Originally posted by: LegendKiller
Give it up. These guys have no concept of jet engine thrust acting upon the air, not the treadmill, pushing the plane. I asked the smartest person I know in physics, he has two masters degrees in nuclear engineering and a MechEng from USC, Summa Cum Laude all of them. He says that anybody who thinks the plane will not take off is mentally deficient.

The best part is, I'm pretty sure that this problem could be easily solved with statics, which I learned during my freshman year. If you want to take it up a notch (bam!), then use dynamics, which I had sophomore year, and account for (minor) things like the rotational inertia of the wheels.

It's like when they tested the myth of a bunch of birds in a truck - if you have 20 birds in an enclosed truck, and they all take off, will the truck get lighter? Obviously not, as the amount of mass within the truck has not changed.

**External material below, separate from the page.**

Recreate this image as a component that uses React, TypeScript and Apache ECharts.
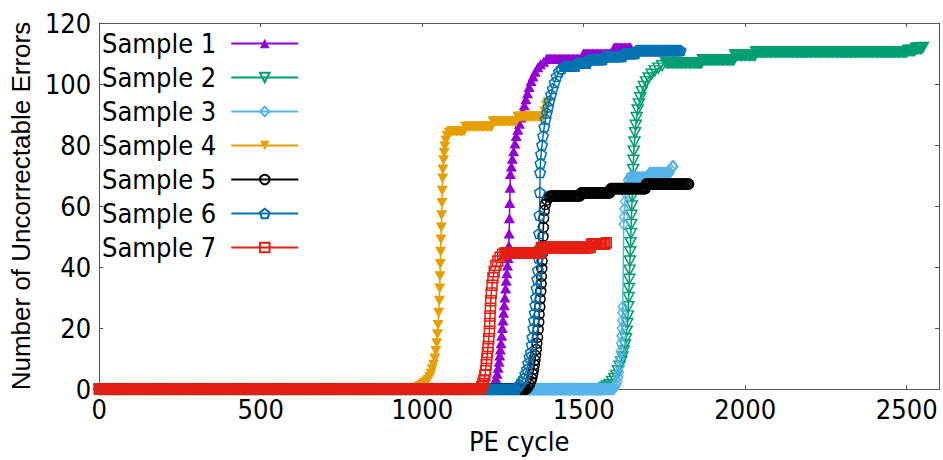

People didn't get it, that the weight of the birds in flight is then transferred to the air in the truck, and the air is of course producing a force upon the truck. Birds resting vs birds in flight = same mass in the same volume = same weight. Different weight distribution, but still the same weight.

Wrong. Propellers/Jet engines create the flow of Air over the wings.

Are you actually suggesting a plane flies because the engines push air over the wings? Not because the engines cause the plane to move forward through the air?

to a large extent, especially initially, yes.

edit: see my edit on other post for refinement

Care to explain how the F-16 flies? That engine right in the middle of the body sure isn't blowing or sucking any air over the wings.

In any case, there are a couple of planes that mount the jets above the wings to exploit the Coanda effect from the exhaust and generate some additional lift. They still require a runway, and would drop like a rock at 0 airspeed.